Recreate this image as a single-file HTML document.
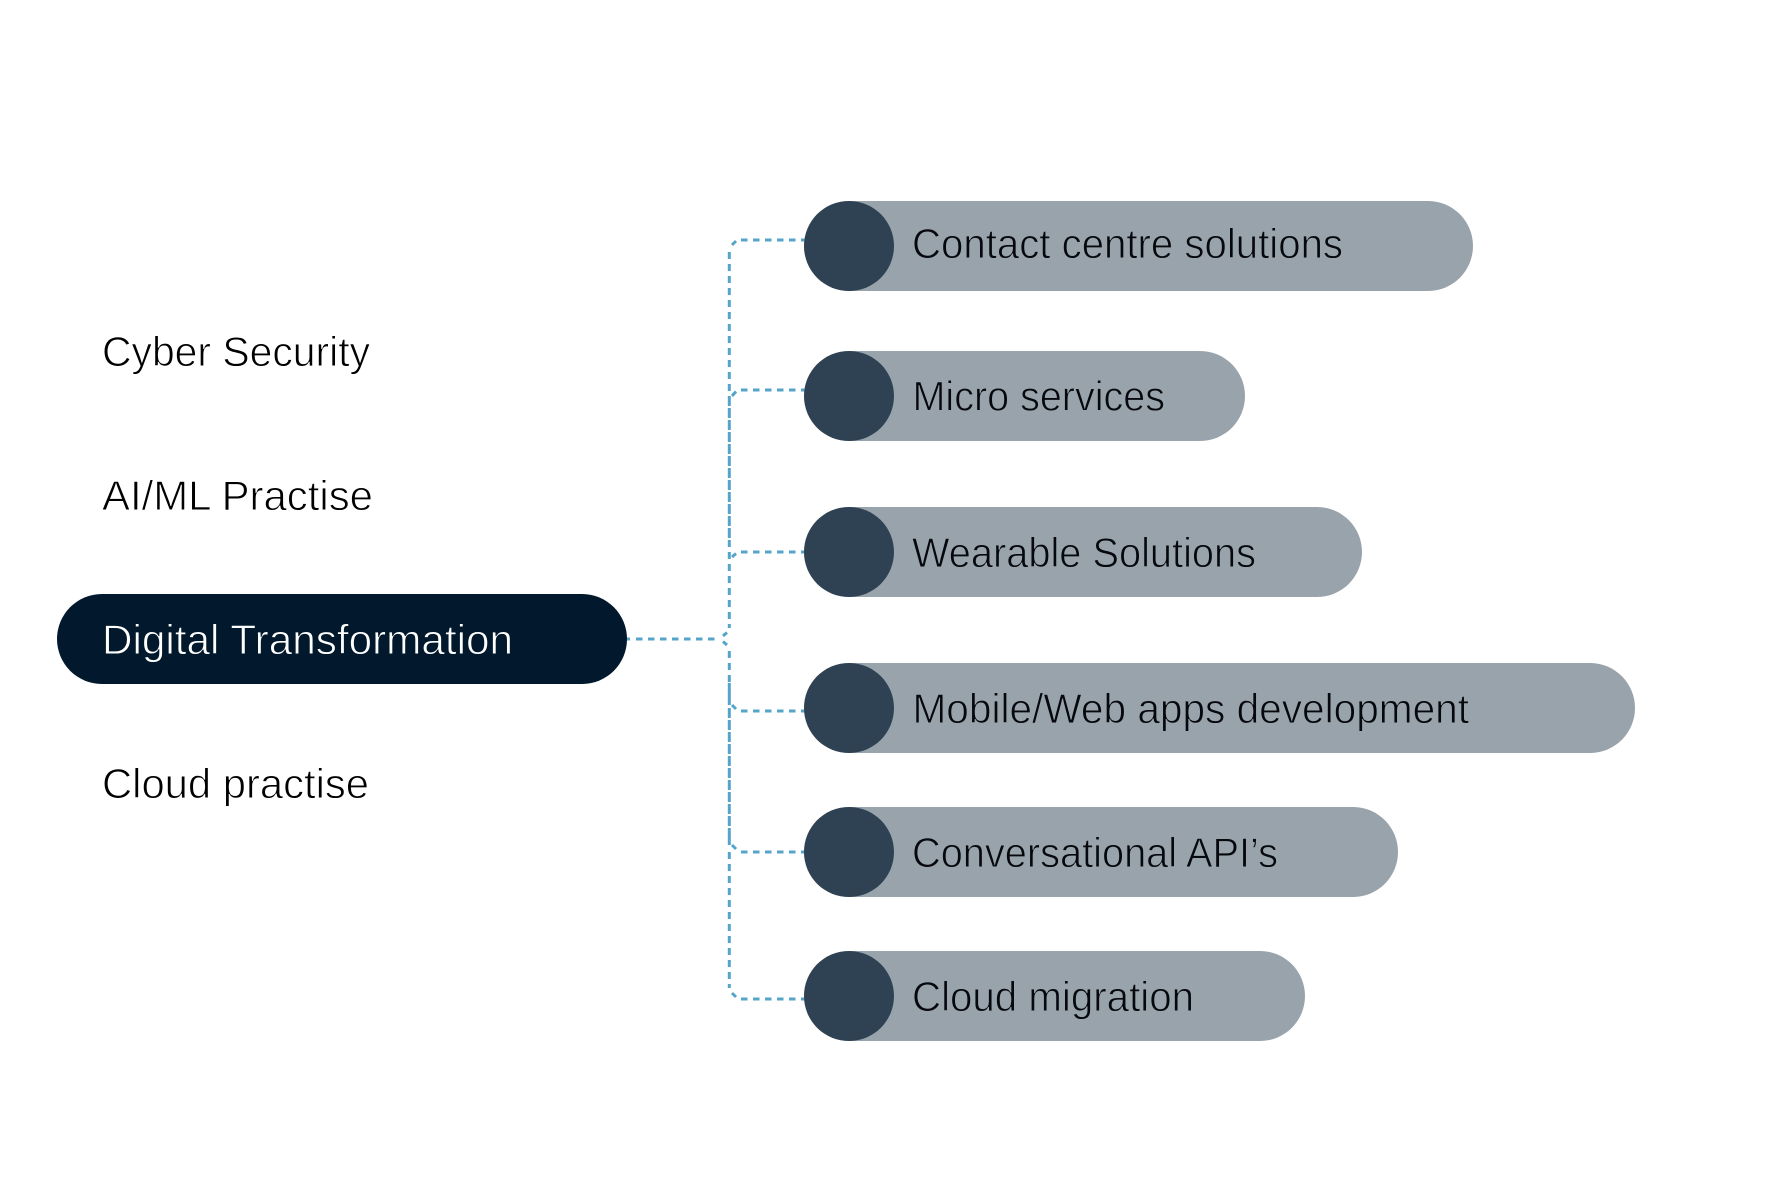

* * *

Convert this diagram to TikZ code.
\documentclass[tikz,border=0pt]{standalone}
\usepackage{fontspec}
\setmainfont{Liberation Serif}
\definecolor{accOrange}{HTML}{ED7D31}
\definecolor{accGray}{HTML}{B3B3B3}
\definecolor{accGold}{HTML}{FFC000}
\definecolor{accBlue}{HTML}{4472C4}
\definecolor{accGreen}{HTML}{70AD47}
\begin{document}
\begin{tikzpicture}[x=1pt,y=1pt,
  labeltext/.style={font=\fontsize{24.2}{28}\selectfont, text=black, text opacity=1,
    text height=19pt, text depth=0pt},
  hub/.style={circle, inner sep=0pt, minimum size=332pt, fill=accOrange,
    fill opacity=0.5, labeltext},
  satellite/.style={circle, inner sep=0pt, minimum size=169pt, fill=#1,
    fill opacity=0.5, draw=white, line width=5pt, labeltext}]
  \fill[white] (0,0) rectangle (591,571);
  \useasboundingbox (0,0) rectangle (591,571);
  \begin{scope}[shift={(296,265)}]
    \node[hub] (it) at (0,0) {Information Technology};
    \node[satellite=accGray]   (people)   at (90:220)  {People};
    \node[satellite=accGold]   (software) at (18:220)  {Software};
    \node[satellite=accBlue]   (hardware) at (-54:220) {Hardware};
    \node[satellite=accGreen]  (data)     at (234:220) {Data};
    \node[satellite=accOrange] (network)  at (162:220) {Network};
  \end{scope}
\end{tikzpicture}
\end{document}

---

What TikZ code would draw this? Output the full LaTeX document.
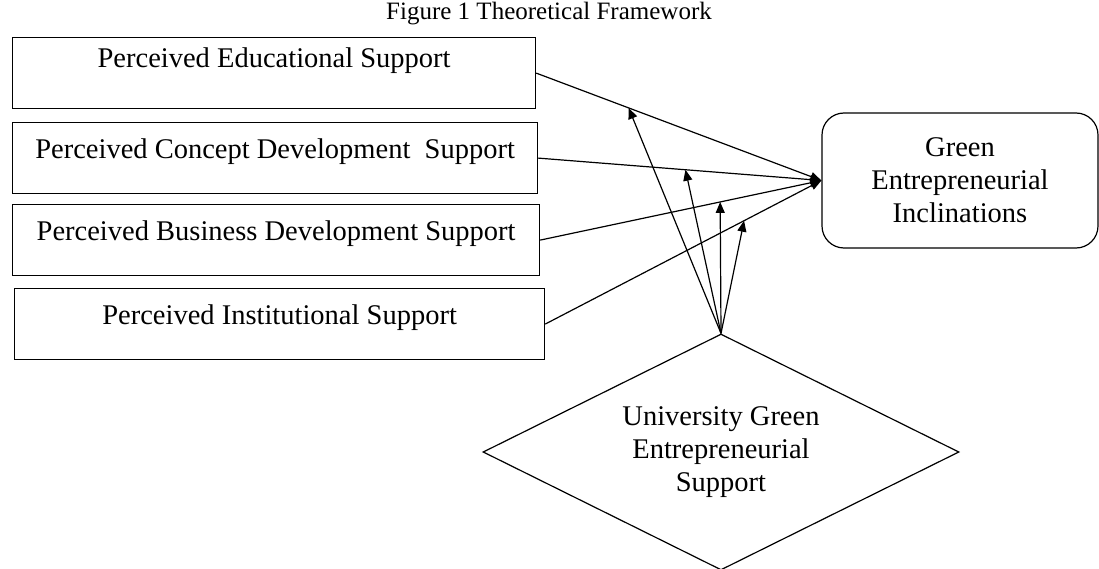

* [Aim of the exercise]
Copy out each line of the entries that holds "draw".

* [Full output]
    fill opacity=0.5, draw=white, line width=5pt, labeltext}]
What TikZ code would draw this? Output the full LaTeX document.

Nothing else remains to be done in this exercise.